On the way, my cameraman urged me to hurry things up to make air. Ed’s mom lived in Upstate New York but her town was a few hours away from the station. We had a short window before having to rush back and edit the story in time for the 11 o’clock news.

“Do not turn on that camera until I say so,” I told him. We weren’t going to rush her.

To my surprise, Ed’s mom, Janet, welcomed us with a warm smile. I sat down on her living room couch and asked to tell me about her son, never taking the camera out of its case.

“Are you sure you’re up to this?” I finally asked. It was a risky question to ask. If she said no, I would have to explain to my bosses why I came back empty-handed. It was my first on-air job at a tiny station. I was not only the lead reporter that night, I was the ONLY reporter. There would be no piece to head the night’s broadcast.

To my relief, she said, “Yes.”

I signaled to my cameraman to start shooting.

Before I knew it, Ed’s mom was telling me one of the most incredible stories I’d ever heard, one that comes to mind every 9/11.

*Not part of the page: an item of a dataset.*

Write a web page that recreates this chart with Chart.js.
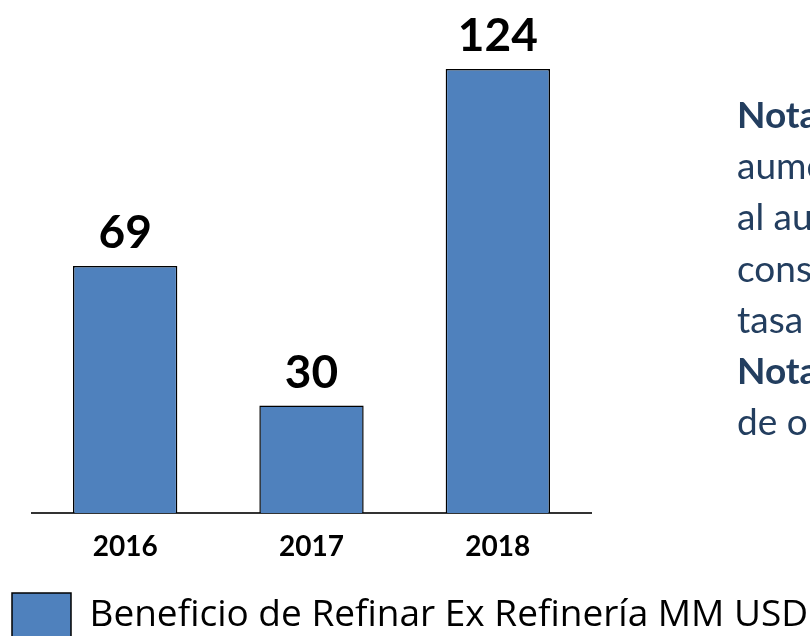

Ed, his mother told me, had become disabled decades earlier after a diving accident at age 21. He was a large man who used a wheelchair. He had an aide who would bring him to work every morning and help him get set him up in his cubicle before heading to her job on the 43rd floor. When the plane hit the tower, she rushed to Ed’s side. She found him with his friend Abe Zelmanowitz. Zelmanowitz told her he would stay with Ed until the firefighters arrived and urged her to leave. She barely made it out. Zelmanowitz had saved her life.

Ed called his mother that morning to assure her that he was fine. Zelmanowitz dialed and held the phone to Ed’s ear.

“He said he was calling to tell me he was OK,” she told me. “I was so relieved. I thought he was telling me he was going to make it. I now know he was calling to tell me he was OK with the fact he was going to die. He was calling to say goodbye.”

Zelmanowitz and Ed had worked together for 12 years. They became close friends. Even though Zelmanowitz could have saved himself, he decided to stay by his friend’s side until the end.

That selfless act would cost him his life. Zelmanowitz would perish with Ed as the towers came down.

Three days later, President George W. Bush mentioned Zelmanowitz during a prayer service at the Washington National Cathedral as an example of courage and heroism.

“We have seen our national character in eloquent acts of sacrifice,” Bush said. “Inside the World Trade Center, one man who could have saved himself stayed until the end at the side of his quadriplegic friend.”

Ed’s mom never cried as she spoke about her son. She was dignified and strong, despite her incomprehensible tragedy. She then told me she had suffered another unbelievable loss, when her other son died years earlier.

“How do you keep going?” I asked her.

“It was hard the first time,” she replied. “I never thought I’d survive. But time does help. The pain never goes away, but you learn to live with it. You realize that, like it or not, life goes on.”